Nvalaye Kourouma, group chief digital officer of Ecobank, comments on his bank’s multiproject approach.
Global Finance: How do you allocate internal resources to foster innovation?
Nvalaye Kourouma: Innovation is at the core of our strategy at Ecobank. We have several programs that foster both internal and open innovation. Our innovation investment aims at improving our existing products and services and exploring new horizons by experimenting with new technologies. The Ecobank Fintech Challenge, our flagship open innovation program, is an annual competition for fintech entrepreneurs from across Africa. It enables the bank to engage and leverage the ecosystem actively. The finalists are inducted into the Ecobank Fintech Fellowship and can get mentoring and networking support; explore partnership opportunities with Ecobank, including integration; potentially launch products in all or part of Ecobank’s pan-African 33-country ecosystem; tap into service provider partnerships within the Bank’s ecosystem; gain priority access to Ecobank’s Venture Capital partners; and access to Ecobank’s pan-African Banking Sandbox. In addition, we are promoting open banking with our Banking Sandbox, which enables fintechs and other partners to test and develop innovative solutions by accessing Ecobank’s APIs. This accelerates and significantly expands our partnership capabilities.
The annual Innovation Race is our internal program that challenges Ecobankers to identify new solutions to help us deliver excellence in customer experience in payments, service, customer acquisition and more. The best ideas are given the tools to bring their concepts to life.
These programs have fueled various innovative solutions enhancing existing services, such as our mobile applications, and launching new ones, such as our API for the Fingo Youth banking platform.
GF: What challenges has Ecobank faced on its innovation path?
Kourouma: We face several challenges in the execution of our innovation programs. The first one is the commercialization of innovative products. Scaling some digital solutions has been met with low user adoption due sometimes to poor mobile and especially internet connectivity, financial illiteracy, lack of universal access to electricity and perceived security risks.
We centrally manufacture our products and services and distribute them in 33 sub-Saharan African countries. As a result, there can be delays in getting all the required regulators to approve our products and services in each country.
Finally, attracting and retaining talent who contribute and drive innovation remains challenging. We face intense competition from other digitally driven local and regional companies as well as global technology firms.
Despite these challenges, we continue to enhance and strengthen our innovation roadmap with significant progress.
GF: How has the Ellevate Leadership Programme contributed to supporting female entrepreneurs in Africa?
Kourouma: Ecobank is determined to nurture and support female entrepreneurs to succeed. We recognize that access to finance alone is insufficient, so we also provide non-financial interventions to help women’s businesses grow.
Under Ellevate Equip, our training and capability-building platform, we designed the Ellevate Leadership Programme as an innovative impact-driven program to equip female business leaders with the tools and skills to lead themselves, others and their businesses while empowering their communities effectively.
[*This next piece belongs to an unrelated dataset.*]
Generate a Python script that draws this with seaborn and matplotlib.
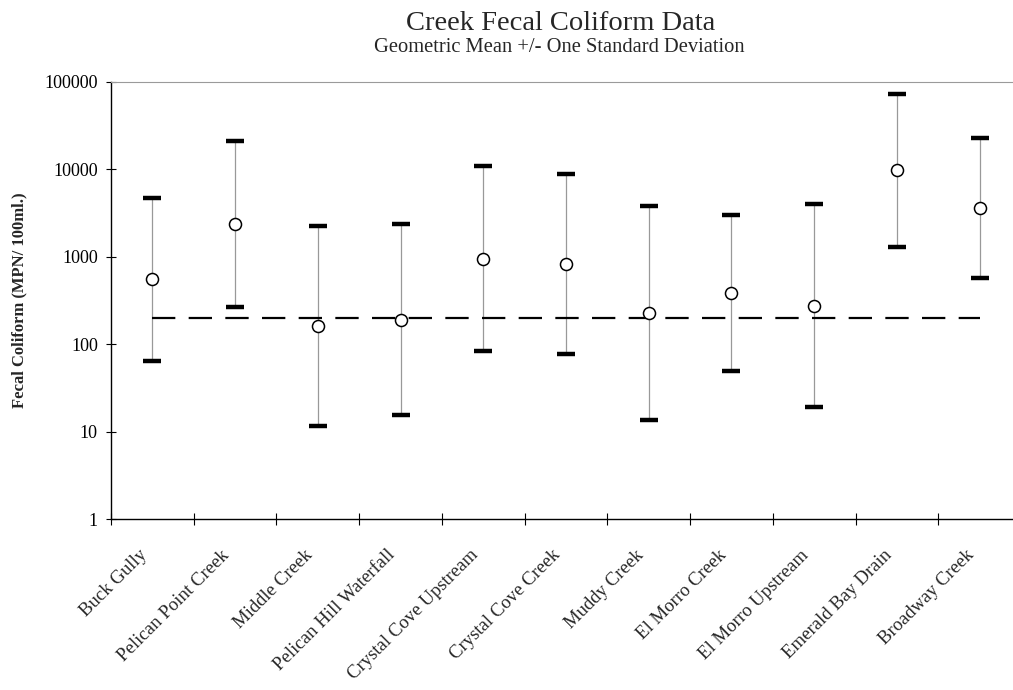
import matplotlib
matplotlib.use("Agg")
import matplotlib.pyplot as plt
import matplotlib.ticker as mticker
import matplotlib.transforms as mtransforms
import numpy as np
import pandas as pd
import seaborn as sns

# Sampling sites
sites = [
    "Buck Gully", "Pelican Point Creek", "Middle Creek", "Pelican Hill Waterfall",
    "Crystal Cove Upstream", "Crystal Cove Creek", "Muddy Creek", "El Morro Creek",
    "El Morro Upstream", "Emerald Bay Drain", "Broadway Creek",
]
# Geometric mean and the -/+ one standard deviation bounds (MPN/100 mL)
geo_mean = [557, 2370, 160, 191, 951, 828, 229, 385, 276, 9770, 3650]
lower_sd = [64, 264, 11.7, 15.4, 83.6, 76.6, 13.7, 49.4, 19.3, 1285, 572]
upper_sd = [4740, 21300, 2250, 2390, 10900, 8930, 3850, 3030, 3990, 72900, 22900]
# Water-contact standard
standard = 200
y_ticks = [1, 10, 100, 1000, 10000, 100000]

df = pd.DataFrame({"site": sites, "mean": geo_mean, "lo": lower_sd, "hi": upper_sd})
df["pos"] = np.arange(len(df))

sns.set_theme(style="white")
plt.rcParams["font.family"] = ["Liberation Serif", "DejaVu Serif"]

fig = plt.figure(figsize=(10.13, 6.9), dpi=100)
ax = fig.add_axes([0.1096, 0.2478, 0.8983, 0.6334])
ax.set_yscale("log")

# Spread lines between the bounds
ax.vlines(df["pos"], df["lo"], df["hi"], color="#999999", linewidth=0.9, zorder=1)

# Heavy caps at the bounds
for pos, lo, hi in zip(df["pos"], df["lo"], df["hi"]):
    ax.plot([pos, pos], [lo, hi], linestyle="none", marker="_",
            markersize=13, markeredgewidth=3.2, color="black", zorder=3)

# Reference standard across the sites
ax.plot([df["pos"].iloc[0], df["pos"].iloc[-1]], [standard, standard],
        color="black", linewidth=1.6, dashes=(10.5, 6.0), zorder=2)

# Geometric means
sns.scatterplot(data=df, x="pos", y="mean", ax=ax, marker="o", s=75,
                facecolor="white", edgecolor="black", linewidth=1.1, zorder=4,
                legend=False)

ax.set_xlim(-0.5, len(sites) - 0.5)
ax.set_ylim(1, 100000)

ax.yaxis.set_major_locator(mticker.FixedLocator(y_ticks))
ax.yaxis.set_major_formatter(mticker.FixedFormatter([str(v) for v in y_ticks]))
ax.yaxis.set_minor_locator(mticker.NullLocator())
ax.tick_params(axis="y", which="major", direction="inout", length=7, width=0.8,
               labelsize=13, left=True, pad=6, colors="black")

ax.set_xticks(df["pos"])
ax.set_xticks(np.arange(len(sites)) - 0.5, minor=True)
ax.tick_params(axis="x", which="major", length=0, pad=14)
ax.tick_params(axis="x", which="minor", direction="inout", length=9, width=0.8,
               bottom=True, color="black")
ax.set_xticklabels(sites, rotation=45, ha="right", va="top",
                   rotation_mode="anchor", fontsize=13.5)

ax.set_xlabel("")
ax.set_ylabel("Fecal Coliform (MPN/ 100ml.)", fontsize=12, fontweight="bold",
              labelpad=12)

for side in ["left", "bottom"]:
    ax.spines[side].set_color("black")
    ax.spines[side].set_linewidth(1.0)
ax.spines["top"].set_color("#9a9a9a")
ax.spines["top"].set_linewidth(0.8)
ax.spines["right"].set_visible(False)

fig.text(0.553, 0.966, "Creek Fecal Coliform Data", ha="center", va="center",
         fontsize=20.5)
fig.text(0.552, 0.931, "Geometric Mean +/- One Standard Deviation",
         ha="center", va="center", fontsize=14.8)

# Nudge the slanted site names so they end just left of each site
shift = mtransforms.ScaledTranslation(-0.14, -0.08, fig.dpi_scale_trans)
for lbl in ax.get_xticklabels():
    lbl.set_transform(lbl.get_transform() + shift)

fig.savefig("out.png", dpi=100, facecolor="white")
With the support of the Ecobank Academy and in partnership with the Global Business Schools Network, we offered a world-class business leadership program to an inaugural cohort of 35 female entrepreneurs from nine African countries.
GF: Do you plan to continue and expand the project?
Kourouma: Given the level of interest generated and the positive testimonials received, we intend to build on this achievement by running other master classes in partnership with the Global Business Schools Network.
GF: Why is it essential for Ecobank to support the female economy and entrepreneurs?
Kourouma: Women account for half of the African population. However, in 2018, they generated only 33% of the continent’s GDP. Almost 26% of adult women in Africa will start or manage a business, one of the highest proportions globally. They own about a third of registered African SMEs but are more likely to lag behind male-owned SMEs in sales, number of employees, size and access to finance.
Female-owned or led businesses could play a significantly larger role in driving Africa’s economic development—potentially delivering an extra 10% to GDP, according to McKinsey & Co—and providing employment. Still, historically they have mainly been largely ignored by the financial services industry.